>> START
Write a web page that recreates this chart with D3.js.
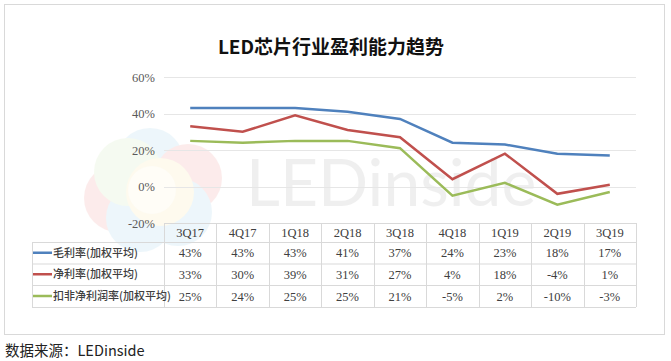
<!DOCTYPE html>
<html>
<head>
<meta charset="utf-8">
<script src="https://cdn.jsdelivr.net/npm/d3@7"></script>
<style>
  body { margin: 0; background: #fff; }
  svg { display: block; }
</style>
</head>
<body>
<script>
const [width, height] = [671, 361];

const quarters = ['3Q17', '4Q17', '1Q18', '2Q18', '3Q18', '4Q18', '1Q19', '2Q19', '3Q19'];
const seriesNames = ['毛利率(加权平均)', '净利率(加权平均)', '扣非净利润率(加权平均)'];
const grossMargin = [43, 43, 43, 41, 37, 24, 23, 18, 17];
const netMargin = [33, 30, 39, 31, 27, 4, 18, -4, 1];
const adjNetMargin = [25, 24, 25, 25, 21, -5, 2, -10, -3];
const yTicks = [-20, 0, 20, 40, 60];
const colors = ['#4f81bd', '#c0504d', '#9bbb59'];

const series = [grossMargin, netMargin, adjNetMargin].map((v, i) => ({
  name: seriesNames[i], values: v, color: colors[i]
}));

const svg = d3.select('body').append('svg')
  .attr('width', width)
  .attr('height', height);

// outer frame
svg.append('rect')
  .attr('x', 4.5).attr('y', 4.5)
  .attr('width', 660).attr('height', 330)
  .attr('fill', '#fff')
  .attr('stroke', '#d9d9d9');

// faint watermark
const wm = svg.append('g').attr('opacity', 0.09);
[[150, 162, '#3fa7d6'], [118, 198, '#e3342f'], [188, 178, '#e3342f'], [140, 218, '#3fa7d6'],
 [178, 212, '#3fa7d6'], [128, 172, '#9bd36b'], [160, 192, '#f6d34a']].forEach(c => {
  wm.append('circle').attr('cx', c[0]).attr('cy', c[1]).attr('r', 34).attr('fill', c[2]);
});
svg.append('circle').attr('cx', 152).attr('cy', 190).attr('r', 24).attr('fill', '#fff').attr('opacity', 0.5);
svg.append('text')
  .attr('x', 246).attr('y', 206)
  .attr('font-family', 'Lato, "Open Sans", sans-serif')
  .attr('font-size', 66)
  .attr('fill', '#000')
  .attr('opacity', 0.06)
  .text('LEDinside');

const x = d3.scaleBand().domain(quarters).range([164, 636]);
const y = d3.scaleLinear().domain([-20, 60]).range([223, 77]);

// title
svg.append('text')
  .attr('x', 331).attr('y', 54)
  .attr('text-anchor', 'middle')
  .attr('font-family', '"Noto Sans CJK SC", sans-serif')
  .attr('font-weight', 'bold')
  .attr('font-size', 19)
  .attr('fill', '#111')
  .text('LED芯片行业盈利能力趋势');

// y axis
const yAxis = svg.append('g')
  .attr('transform', 'translate(164,0)')
  .call(d3.axisLeft(y).tickValues(yTicks).tickSize(0).tickPadding(9).tickFormat(d => d + '%'));
yAxis.select('.domain').remove();
yAxis.selectAll('text')
  .attr('font-family', '"Liberation Serif", serif')
  .attr('font-size', 12.5)
  .attr('fill', '#595959');

svg.append('g').selectAll('line')
  .data(yTicks.filter(d => d > -20))
  .join('line')
  .attr('x1', 164).attr('x2', 636)
  .attr('y1', d => Math.round(y(d)) + 0.5).attr('y2', d => Math.round(y(d)) + 0.5)
  .attr('stroke', '#e6e6e6');

// lines
const line = d3.line()
  .x((d, i) => x(quarters[i]) + x.bandwidth() / 2)
  .y(d => y(d));

svg.append('g').selectAll('path')
  .data(series)
  .join('path')
  .attr('d', d => line(d.values))
  .attr('fill', 'none')
  .attr('stroke', d => d.color)
  .attr('stroke-width', 2.5);

// data table
const rowTop = [223, 242, 263.5, 285];
const rowBottom = 307;
const tbl = svg.append('g').attr('stroke', '#d9d9d9').attr('fill', 'none');
tbl.append('line').attr('x1', 164).attr('x2', 636).attr('y1', 223.5).attr('y2', 223.5);
[242, 263.5, 285, 307].forEach(yy => {
  tbl.append('line').attr('x1', 32).attr('x2', 636).attr('y1', yy + 0.5).attr('y2', yy + 0.5);
});
tbl.append('line').attr('x1', 32.5).attr('x2', 32.5).attr('y1', 242).attr('y2', rowBottom);
quarters.forEach(q => {
  const xx = Math.round(x(q)) + 0.5;
  tbl.append('line').attr('x1', xx).attr('x2', xx).attr('y1', 223).attr('y2', rowBottom);
});
tbl.append('line').attr('x1', 636.5).attr('x2', 636.5).attr('y1', 223).attr('y2', rowBottom);

// header labels
svg.append('g').selectAll('text')
  .data(quarters)
  .join('text')
  .attr('x', d => x(d) + x.bandwidth() / 2)
  .attr('y', 237)
  .attr('text-anchor', 'middle')
  .attr('font-family', '"Liberation Serif", serif')
  .attr('font-size', 12.5)
  .attr('fill', '#404040')
  .text(d => d);

// rows
const rows = svg.append('g').selectAll('g')
  .data(series)
  .join('g')
  .attr('transform', (d, i) => `translate(0, ${(rowTop[i + 1] + (i < 2 ? rowTop[i + 2] : rowBottom)) / 2})`);

rows.append('line')
  .attr('x1', 33).attr('x2', 52)
  .attr('y1', 0).attr('y2', 0)
  .attr('stroke', d => d.color)
  .attr('stroke-width', 2.5);

rows.append('text')
  .attr('x', 53).attr('y', 4)
  .attr('font-family', '"Noto Sans CJK SC", sans-serif')
  .attr('font-size', 11)
  .attr('font-weight', 500)
  .attr('fill', '#404040')
  .text(d => d.name);

rows.selectAll('text.val')
  .data(d => d.values)
  .join('text')
  .attr('class', 'val')
  .attr('x', (d, i) => x(quarters[i]) + x.bandwidth() / 2)
  .attr('y', 4.5)
  .attr('text-anchor', 'middle')
  .attr('font-family', '"Liberation Serif", serif')
  .attr('font-size', 12.5)
  .attr('fill', '#404040')
  .text(d => d + '%');

// source
svg.append('text')
  .attr('x', 5).attr('y', 356)
  .attr('font-family', '"Noto Sans CJK SC", "Noto Sans", sans-serif')
  .attr('font-size', 14.5)
  .attr('fill', '#222')
  .text('数据来源：LEDinside');
</script>
</body>
</html>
>> END
EXERCISE DETAILS:
Each line of the data is to be duplicated exactly; pictures stay out of the copy.

FINAL RESULT:
Write a web page that recreates this chart with D3.js.
<!DOCTYPE html>
<html>
<head>
<meta charset="utf-8">
<script src="https://cdn.jsdelivr.net/npm/d3@7"></script>
<style>
  body { margin: 0; background: #fff; }
  svg { display: block; }
</style>
</head>
<body>
<script>
const [width, height] = [671, 361];

const quarters = ['3Q17', '4Q17', '1Q18', '2Q18', '3Q18', '4Q18', '1Q19', '2Q19', '3Q19'];
const seriesNames = ['毛利率(加权平均)', '净利率(加权平均)', '扣非净利润率(加权平均)'];
const grossMargin = [43, 43, 43, 41, 37, 24, 23, 18, 17];
const netMargin = [33, 30, 39, 31, 27, 4, 18, -4, 1];
const adjNetMargin = [25, 24, 25, 25, 21, -5, 2, -10, -3];
const yTicks = [-20, 0, 20, 40, 60];
const colors = ['#4f81bd', '#c0504d', '#9bbb59'];

const series = [grossMargin, netMargin, adjNetMargin].map((v, i) => ({
  name: seriesNames[i], values: v, color: colors[i]
}));

const svg = d3.select('body').append('svg')
  .attr('width', width)
  .attr('height', height);

// outer frame
svg.append('rect')
  .attr('x', 4.5).attr('y', 4.5)
  .attr('width', 660).attr('height', 330)
  .attr('fill', '#fff')
  .attr('stroke', '#d9d9d9');

// faint watermark
const wm = svg.append('g').attr('opacity', 0.09);
[[150, 162, '#3fa7d6'], [118, 198, '#e3342f'], [188, 178, '#e3342f'], [140, 218, '#3fa7d6'],
 [178, 212, '#3fa7d6'], [128, 172, '#9bd36b'], [160, 192, '#f6d34a']].forEach(c => {
  wm.append('circle').attr('cx', c[0]).attr('cy', c[1]).attr('r', 34).attr('fill', c[2]);
});
svg.append('circle').attr('cx', 152).attr('cy', 190).attr('r', 24).attr('fill', '#fff').attr('opacity', 0.5);
svg.append('text')
  .attr('x', 246).attr('y', 206)
  .attr('font-family', 'Lato, "Open Sans", sans-serif')
  .attr('font-size', 66)
  .attr('fill', '#000')
  .attr('opacity', 0.06)
  .text('LEDinside');

const x = d3.scaleBand().domain(quarters).range([164, 636]);
const y = d3.scaleLinear().domain([-20, 60]).range([223, 77]);

// title
svg.append('text')
  .attr('x', 331).attr('y', 54)
  .attr('text-anchor', 'middle')
  .attr('font-family', '"Noto Sans CJK SC", sans-serif')
  .attr('font-weight', 'bold')
  .attr('font-size', 19)
  .attr('fill', '#111')
  .text('LED芯片行业盈利能力趋势');

// y axis
const yAxis = svg.append('g')
  .attr('transform', 'translate(164,0)')
  .call(d3.axisLeft(y).tickValues(yTicks).tickSize(0).tickPadding(9).tickFormat(d => d + '%'));
yAxis.select('.domain').remove();
yAxis.selectAll('text')
  .attr('font-family', '"Liberation Serif", serif')
  .attr('font-size', 12.5)
  .attr('fill', '#595959');

svg.append('g').selectAll('line')
  .data(yTicks.filter(d => d > -20))
  .join('line')
  .attr('x1', 164).attr('x2', 636)
  .attr('y1', d => Math.round(y(d)) + 0.5).attr('y2', d => Math.round(y(d)) + 0.5)
  .attr('stroke', '#e6e6e6');

// lines
const line = d3.line()
  .x((d, i) => x(quarters[i]) + x.bandwidth() / 2)
  .y(d => y(d));

svg.append('g').selectAll('path')
  .data(series)
  .join('path')
  .attr('d', d => line(d.values))
  .attr('fill', 'none')
  .attr('stroke', d => d.color)
  .attr('stroke-width', 2.5);

// data table
const rowTop = [223, 242, 263.5, 285];
const rowBottom = 307;
const tbl = svg.append('g').attr('stroke', '#d9d9d9').attr('fill', 'none');
tbl.append('line').attr('x1', 164).attr('x2', 636).attr('y1', 223.5).attr('y2', 223.5);
[242, 263.5, 285, 307].forEach(yy => {
  tbl.append('line').attr('x1', 32).attr('x2', 636).attr('y1', yy + 0.5).attr('y2', yy + 0.5);
});
tbl.append('line').attr('x1', 32.5).attr('x2', 32.5).attr('y1', 242).attr('y2', rowBottom);
quarters.forEach(q => {
  const xx = Math.round(x(q)) + 0.5;
  tbl.append('line').attr('x1', xx).attr('x2', xx).attr('y1', 223).attr('y2', rowBottom);
});
tbl.append('line').attr('x1', 636.5).attr('x2', 636.5).attr('y1', 223).attr('y2', rowBottom);

// header labels
svg.append('g').selectAll('text')
  .data(quarters)
  .join('text')
  .attr('x', d => x(d) + x.bandwidth() / 2)
  .attr('y', 237)
  .attr('text-anchor', 'middle')
  .attr('font-family', '"Liberation Serif", serif')
  .attr('font-size', 12.5)
  .attr('fill', '#404040')
  .text(d => d);

// rows
const rows = svg.append('g').selectAll('g')
  .data(series)
  .join('g')
  .attr('transform', (d, i) => `translate(0, ${(rowTop[i + 1] + (i < 2 ? rowTop[i + 2] : rowBottom)) / 2})`);

rows.append('line')
  .attr('x1', 33).attr('x2', 52)
  .attr('y1', 0).attr('y2', 0)
  .attr('stroke', d => d.color)
  .attr('stroke-width', 2.5);

rows.append('text')
  .attr('x', 53).attr('y', 4)
  .attr('font-family', '"Noto Sans CJK SC", sans-serif')
  .attr('font-size', 11)
  .attr('font-weight', 500)
  .attr('fill', '#404040')
  .text(d => d.name);

rows.selectAll('text.val')
  .data(d => d.values)
  .join('text')
  .attr('class', 'val')
  .attr('x', (d, i) => x(quarters[i]) + x.bandwidth() / 2)
  .attr('y', 4.5)
  .attr('text-anchor', 'middle')
  .attr('font-family', '"Liberation Serif", serif')
  .attr('font-size', 12.5)
  .attr('fill', '#404040')
  .text(d => d + '%');

// source
svg.append('text')
  .attr('x', 5).attr('y', 356)
  .attr('font-family', '"Noto Sans CJK SC", "Noto Sans", sans-serif')
  .attr('font-size', 14.5)
  .attr('fill', '#222')
  .text('数据来源：LEDinside');
</script>
</body>
</html>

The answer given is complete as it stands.